BLURB: “First published by Macmillan in 1894, The Jungle Book is the classic collection of animal tales that shows Rudyard Kipling’s writing for children at its best. The short stories and poems include the tale of Mowgli, a boy raised by a pack of wolves in the Indian jungle. We meet the tiger Shere Khan, Bagheera, the black panther, Baloo, the ‘sleepy brown bear’, and the python, Kaa. Other famous stories include the tale of the fearless mongoose Rikki-Tikki-Tavi, and that of elephant-handler Toomai of the Elephants.”
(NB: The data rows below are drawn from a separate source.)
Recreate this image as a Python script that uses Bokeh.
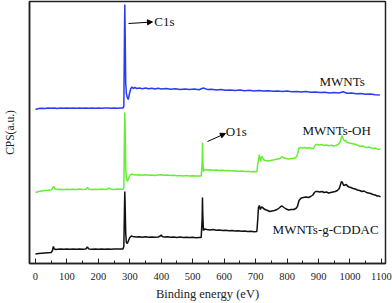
from bokeh.plotting import figure
from bokeh.models import FixedTicker, Arrow, NormalHead, Label, Range1d
from bokeh.embed import file_html
from bokeh.resources import INLINE

# Binding energy (eV), CPS (a.u., offset stacked)
mwnts = [
    (0, 154), (10, 155), (20, 155.3), (30, 155), (40, 155.4), (50, 155.2), (60, 155.5), (70, 155.1),
    (80, 155.4), (90, 155.2), (100, 155.5), (110, 155.3), (120, 155.6), (130, 155.2), (140, 155.4),
    (150, 155.3), (160, 155.6), (170, 155.2), (180, 155.4), (190, 155.3), (200, 155.5), (210, 155.2),
    (220, 155.4), (230, 155.6), (240, 155.3), (250, 155.5), (260, 155.2), (270, 155.4), (278, 155.5),
    (281, 157), (283, 230), (284, 259), (285, 235), (287, 180), (289, 170), (292, 166), (295, 164),
    (299, 170), (303, 175), (307, 176.5), (311, 175), (316, 176), (322, 175), (330, 175.5), (340, 174.8),
    (350, 175.4), (360, 174.7), (370, 175.2), (380, 174.6), (390, 175.3), (400, 174.5), (415, 175),
    (430, 174.3), (445, 174.8), (460, 174.1), (475, 174.6), (490, 174), (505, 174.4), (520, 173.8),
    (534, 175.5), (548, 173.9), (560, 174.2), (575, 173.5), (590, 173.9), (605, 173.2), (620, 173.6),
    (635, 173), (650, 173.4), (665, 172.8), (680, 173.2), (695, 172.6), (710, 173), (725, 172.4),
    (740, 172.8), (755, 172.2), (770, 172.6), (785, 172), (800, 172.4), (815, 171.8), (830, 172.1),
    (845, 171.5), (860, 171.9), (875, 171.2), (890, 171.6), (905, 170.9), (920, 171.3), (935, 170.6),
    (950, 171), (965, 170.5), (978, 171.8), (990, 170.2), (1005, 170.5), (1020, 169.7), (1035, 170),
    (1050, 169.3), (1065, 169.6), (1080, 168.8), (1095, 168.4),
]

mwnts_oh = [
    (0, 71), (10, 72), (20, 72.5), (30, 73), (40, 73.3), (50, 73.8), (54, 75), (57, 77), (62, 74.5),
    (70, 74), (80, 74.3), (90, 73.8), (100, 74.2), (110, 73.9), (120, 74.3), (130, 74), (140, 74.4),
    (150, 73.9), (160, 74.3), (165, 76), (170, 74.2), (180, 73.9), (190, 74.3), (200, 74), (210, 74.4),
    (220, 74.1), (230, 74.5), (235, 75.5), (240, 74.3), (250, 74.1), (260, 74.4), (270, 74.2), (278, 74.3),
    (281, 76), (283, 130), (284, 151), (285, 140), (287, 95), (289, 86), (292, 82), (296, 85), (300, 88),
    (305, 89.5), (310, 89), (320, 88.5), (330, 88.8), (340, 88.3), (350, 88.7), (360, 88.2), (370, 88.6),
    (380, 88.1), (390, 88.5), (400, 88.8), (410, 88.2), (420, 88.4), (430, 87.9), (440, 88.3), (450, 87.8),
    (460, 88.1), (470, 87.6), (480, 87.9), (490, 87.5), (500, 87.8), (510, 87.4), (520, 87.6), (527, 87.5),
    (530, 100), (531, 121), (532, 105), (534, 92), (538, 94), (545, 93.5), (555, 93.8), (565, 93.2),
    (575, 93.5), (585, 92.9), (595, 93.2), (605, 92.7), (615, 93), (625, 92.5), (635, 92.8), (645, 92.3),
    (655, 92.5), (665, 92), (675, 92.3), (685, 91.8), (695, 92), (704, 91.7), (707, 100), (710, 105),
    (712, 109), (714, 104), (716, 102), (718, 106), (721, 107), (725, 104), (730, 103), (738, 102.5),
    (747, 103), (755, 103.5), (762, 104), (770, 104.5), (778, 105), (784, 107), (790, 105.5), (797, 105),
    (805, 104.5), (813, 105), (821, 105), (828, 106), (833, 109), (837, 115), (843, 116), (850, 115.5),
    (858, 116), (865, 115.3), (872, 115.8), (879, 115), (884, 115), (888, 117.5), (892, 119), (896, 119),
    (903, 118.5), (910, 119), (918, 118), (926, 118.5), (934, 117.8), (941, 118.3), (948, 117.5), (955, 118),
    (962, 119), (968, 121), (972, 125), (975, 128), (978, 125), (982, 122.5), (986, 123), (991, 121),
    (998, 120.5), (1005, 120), (1012, 119.5), (1019, 119), (1026, 118), (1033, 117), (1040, 117.5),
    (1047, 116.5), (1054, 116), (1061, 116.5), (1068, 115.5), (1075, 115), (1082, 115.5), (1089, 114),
    (1097, 114.5),
]

mwnts_cddac = [
    (0, 9.5), (10, 10), (20, 10.3), (30, 10.6), (40, 10.8), (50, 11), (54, 13), (57, 17), (60, 14.5),
    (65, 14), (70, 14.2), (80, 14.5), (90, 14.2), (100, 14.6), (110, 14.3), (120, 14.5), (130, 14.2),
    (140, 14.6), (150, 14.3), (160, 14.5), (165, 16.5), (170, 14.4), (180, 14.2), (190, 14.5), (200, 14.3),
    (210, 14.6), (220, 14.2), (230, 14.5), (240, 14.3), (250, 14.6), (260, 14.4), (270, 14.5), (278, 14.4),
    (281, 17), (283, 55), (284, 72), (285, 60), (287, 30), (289, 21), (292, 20), (296, 23), (300, 26),
    (305, 27.5), (310, 27), (320, 26.5), (330, 26.8), (340, 26.3), (350, 26.7), (360, 26.2), (370, 26.6),
    (380, 26.3), (390, 26.5), (397, 27.5), (400, 28.5), (403, 27), (410, 26.4), (420, 26.7), (430, 26.2),
    (440, 26.5), (450, 26.1), (460, 26.4), (470, 26), (480, 26.3), (490, 25.9), (500, 26.2), (510, 25.8),
    (520, 26), (527, 26), (530, 45), (531, 66), (532, 50), (534, 33), (538, 34.5), (545, 34), (555, 33.6),
    (565, 33.9), (575, 33.3), (585, 33.6), (595, 33), (605, 33.2), (615, 32.7), (625, 32.9), (635, 32.4),
    (645, 32.7), (655, 32.2), (665, 32.4), (675, 32), (685, 32.2), (695, 31.8), (704, 32), (707, 45),
    (709, 56), (712, 58), (715, 54), (718, 56), (721, 56.5), (725, 55), (730, 54), (738, 53), (745, 52),
    (752, 52.5), (760, 53), (768, 54), (775, 55.5), (780, 57), (784, 57.5), (790, 56), (797, 54.5),
    (805, 53.5), (813, 54), (821, 54), (828, 55), (833, 57), (838, 63), (845, 65.5), (852, 66), (860, 66.5),
    (868, 66), (875, 67), (882, 68.5), (887, 71), (891, 72), (897, 72), (904, 71.5), (911, 72), (918, 71),
    (925, 71.5), (932, 70.5), (939, 71), (946, 71.5), (953, 72), (960, 73), (966, 75), (970, 79), (973, 82),
    (976, 81), (980, 78), (984, 78.5), (988, 79), (992, 77.5), (997, 76.5), (1003, 76), (1010, 75),
    (1017, 74.5), (1024, 73.5), (1031, 73), (1038, 72), (1045, 72.5), (1052, 71), (1059, 70.5), (1066, 70),
    (1073, 69), (1080, 68.5), (1087, 67.5), (1093, 67.5), (1097, 66.5),
]

x_ticks = [0, 100, 200, 300, 400, 500, 600, 700, 800, 900, 1000, 1100]
x_minor = [50, 150, 250, 350, 450, 550, 650, 750, 850, 950, 1050]

SERIF = "'Liberation Serif', 'Times New Roman', serif"

p = figure(width=392, height=303, output_backend="svg", toolbar_location=None,
           x_range=Range1d(-19, 1113), y_range=Range1d(0, 262),
           min_border_left=29, min_border_right=7, min_border_top=1, min_border_bottom=0)
p.grid.visible = False
p.outline_line_color = "#222222"
p.outline_line_width = 1.5
p.background_fill_color = "white"
p.border_fill_color = "white"

for data, color in [(mwnts_cddac, "#111111"), (mwnts_oh, "#66ee33"), (mwnts, "#2a3cf0")]:
    xs = [d[0] for d in data]
    ys = [d[1] for d in data]
    p.line(xs, ys, line_color=color, line_width=1.5)

xa = p.xaxis[0]
xa.ticker = FixedTicker(ticks=x_ticks, minor_ticks=x_minor)
xa.major_tick_in = 5
xa.major_tick_out = 0
xa.minor_tick_in = 3
xa.minor_tick_out = 0
xa.axis_line_width = 1.5
xa.axis_line_color = "#222222"
xa.major_tick_line_color = "#222222"
xa.minor_tick_line_color = "#222222"
xa.major_label_text_font = SERIF
xa.major_label_text_font_size = "10.5px"
xa.major_label_text_color = "#222222"
xa.major_label_standoff = 9
xa.axis_label = "Binding energy (eV)"
xa.axis_label_text_font = SERIF
xa.axis_label_text_font_size = "12.5px"
xa.axis_label_text_font_style = "normal"
xa.axis_label_text_color = "#222222"
xa.axis_label_standoff = 4

ya = p.yaxis[0]
ya.ticker = FixedTicker(ticks=[])
ya.axis_line_width = 1.5
ya.axis_line_color = "#222222"
ya.axis_label = "CPS(a.u.)"
ya.axis_label_text_font = SERIF
ya.axis_label_text_font_size = "11.5px"
ya.axis_label_text_font_style = "normal"
ya.axis_label_text_color = "#222222"
ya.axis_label_standoff = 14

def add_label(x, y, text):
    p.add_layout(Label(x=x, y=y, text=text, text_font=SERIF, text_font_size="13px",
                       text_baseline="middle", text_align="left", text_color="#111111"))

p.add_layout(Arrow(end=NormalHead(size=5, fill_color="black", line_color="black"),
                   x_start=296, y_start=240, x_end=372, y_end=241.5, line_width=1, line_color="black"))
add_label(378, 242, "C1s")
p.add_layout(Arrow(end=NormalHead(size=5, fill_color="black", line_color="black"),
                   x_start=547, y_start=122, x_end=604, y_end=130, line_width=1, line_color="black"))
add_label(605, 132, "O1s")
add_label(903, 182, "MWNTs")
add_label(849, 133, "MWNTs-OH")
add_label(754, 34, "MWNTs-g-CDDAC")

open("out.html", "w").write(file_html(p, INLINE))
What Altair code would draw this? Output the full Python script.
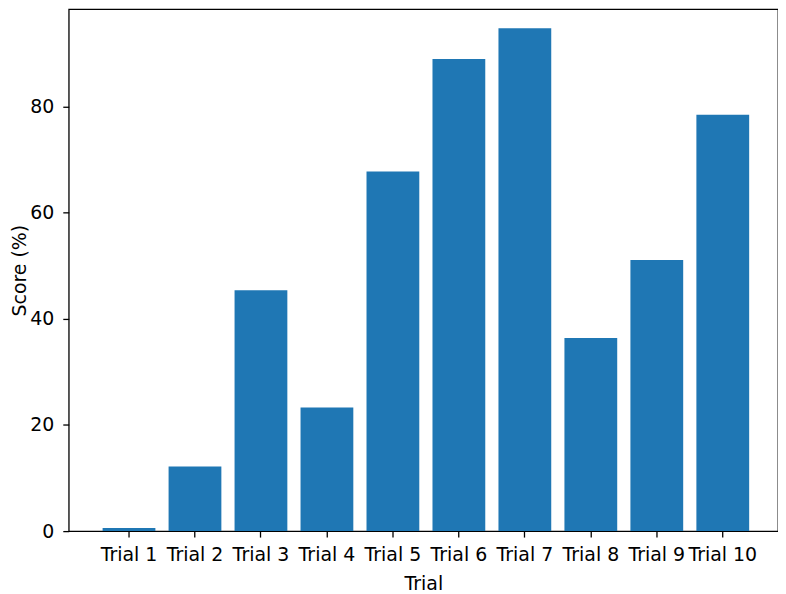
import altair as alt
import pandas as pd

trials = [f"Trial {i}" for i in range(1, 11)]
scores = [0.6, 12.2, 45.4, 23.3, 67.8, 89.0, 94.8, 36.4, 51.1, 78.5]
y_ticks = [0, 20, 40, 60, 80]

df = pd.DataFrame({"Trial": trials, "Score": scores})

FONT = "DejaVu Sans"
FS = 19

common_axis = dict(
    labelFontSize=FS,
    titleFontSize=FS,
    labelFont=FONT,
    titleFont=FONT,
    labelColor="black",
    titleColor="black",
    titleFontWeight="normal",
    tickSize=6,
    tickWidth=1.3,
    tickColor="black",
    domain=False,
    grid=False,
)

chart = alt.Chart(df).mark_bar(color="#1f77b4").encode(
    x=alt.X(
        "Trial:N",
        sort=trials,
        title="Trial",
        scale=alt.Scale(paddingInner=0.2, paddingOuter=0.475, align=0.54),
        axis=alt.Axis(
            labelAngle=0,
            labelOverlap=False,
            labelPadding=9,
            titlePadding=10,
            **common_axis,
        ),
    ),
    y=alt.Y(
        "Score:Q",
        title="Score (%)",
        scale=alt.Scale(domain=[0, 98.4], nice=False, zero=True),
        axis=alt.Axis(
            values=y_ticks,
            labelPadding=9,
            titlePadding=0,
            **common_axis,
        ),
    ),
).properties(
    width=712,
    height=524,
    autosize=alt.AutoSizeParams(type="none"),
    padding={"left": 61, "top": 0, "right": 0, "bottom": 64},
).configure(
    background="white",
).configure_view(
    stroke="black",
    strokeWidth=1.3,
)

chart.save("out.html", embed_options={"renderer": "svg", "actions": False})
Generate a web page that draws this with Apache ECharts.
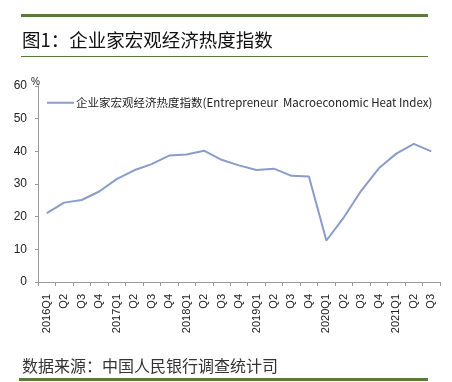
<!DOCTYPE html>
<html><head><meta charset="utf-8">
<script src="https://cdn.jsdelivr.net/npm/echarts@6/dist/echarts.min.js"></script>
<style>html,body{margin:0;padding:0;background:#fff;}#c{width:452px;height:382px;}</style>
</head><body><div id="c"></div>
<script>
var categories = ["2016Q1","Q2","Q3","Q4","2017Q1","Q2","Q3","Q4","2018Q1","Q2","Q3","Q4","2019Q1","Q2","Q3","Q4","2020Q1","Q2","Q3","Q4","2021Q1","Q2","Q3"];
var heatIndex = [21.1,24.3,25.1,27.7,31.5,34.2,36.1,38.7,39.0,40.2,37.4,35.7,34.3,34.7,32.5,32.3,12.7,19.8,28.0,34.8,39.3,42.3,40.0];
var seriesName = "企业家宏观经济热度指数(Entrepreneur  Macroeconomic Heat Index)";
var unitText = "%";
var titleText = "图1：企业家宏观经济热度指数";
var sourceText = "数据来源：中国人民银行调查统计司";
var green = "#5b7b3c";
var chart = echarts.init(document.getElementById('c'), null, {renderer:'canvas'});
chart.setOption({
  backgroundColor:'#fff',
  animation:false,
  grid:{left:38,right:12,top:86,bottom:100},
  legend:{show:true,left:42,top:92,itemWidth:27,itemHeight:2,itemGap:0,
    icon:'rect',
    textStyle:{fontSize:11.5,color:'#222',fontFamily:'"Noto Sans CJK SC", sans-serif',padding:[0,0,0,-3]},
    data:[{name:seriesName,icon:'rect'}]},
  xAxis:{type:'category',data:categories,boundaryGap:true,
    axisLine:{lineStyle:{color:'#999',width:1}},
    axisTick:{show:true,length:4,lineStyle:{color:'#999'}},
    axisLabel:{rotate:90,interval:0,fontSize:11,color:'#222',margin:12,fontFamily:'"Liberation Sans", Arial, sans-serif'}},
  yAxis:{type:'value',min:0,max:60,interval:10,
    axisLine:{show:true,lineStyle:{color:'#999',width:1}},
    axisTick:{show:true,length:3,lineStyle:{color:'#999'}},
    splitLine:{show:false},
    axisLabel:{fontSize:12,color:'#222',margin:11,fontFamily:'"Liberation Sans", Arial, sans-serif'}},
  series:[{name:seriesName,type:'line',data:heatIndex,symbol:'none',
    lineStyle:{color:'#8a9dc8',width:2},itemStyle:{color:'#8a9dc8'}}],
  graphic:[
    {type:'rect',shape:{x:21,y:14,width:407,height:3},style:{fill:green}},
    {type:'text',left:22,top:31,style:{text:titleText,fontSize:18.5,fill:'#111',fontFamily:'"Noto Sans CJK SC", sans-serif'}},
    {type:'rect',shape:{x:21,y:56,width:407,height:1},style:{fill:green}},
    {type:'text',left:31,top:77,style:{text:unitText,fontSize:10,fill:'#222',fontFamily:'"Liberation Sans", Arial, sans-serif'}},
    {type:'text',left:22,top:358,style:{text:sourceText,fontSize:16,fill:'#333',fontFamily:'"Noto Sans CJK SC", sans-serif'}},
    {type:'rect',shape:{x:19,y:378,width:409,height:3},style:{fill:green}}
  ]
});
</script></body></html>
REVIEW: What little I knew of ‘The Jungle Book’, prior to reading the lovely copy I picked out on a birthday bookshop trip back in February, was – unsurprisingly to anyone who knows me – was gained from watching the Disney version many, many, MANY times. What I didn’t realise, however, was that the original text of ‘The Jungle Book’ does not just consist of the familiar – and very enjoyable – story of the man-cub Mowgli; it also contains a number of other short stories based in the Jungle, including the story of the mongoose Rikki-Tikki-Tavi, which was probably the one I enjoyed the most after the traditional Jungle Book tale. For the purposes of this review, I will focus on ‘The Jungle Book’ story itself, as this is the one we are all the most familiar with. Although all of our favourite characters remain; the brave Mowgli, bold Bagheera, bumbling Baloo, sinister Kaa and the terrifying Shea Khan; many aspects of the story are changed and become, in fact, far more disturbing. The meeting with the monkeys – King Louis in particular – one of the most famous parts of the Disney film, does not in fact happen, or if it does it was done so briefly that I missed it entirely. The orginal tale by Kipling is also much more gruesome, and for example we see Mowgli skinning Shea Khan and holding up the removed fur to boast of his killing of the tiger. The other stories I did not find particularly memorable, and I did not even enjoy the original Jungle Book story as much as I thought I would. I do think, however, that my love of Disney may have blinkered my interpretation of the book, and therefore I would still urge you all to read it, as I know it is regarded as a much-loved children’s classic.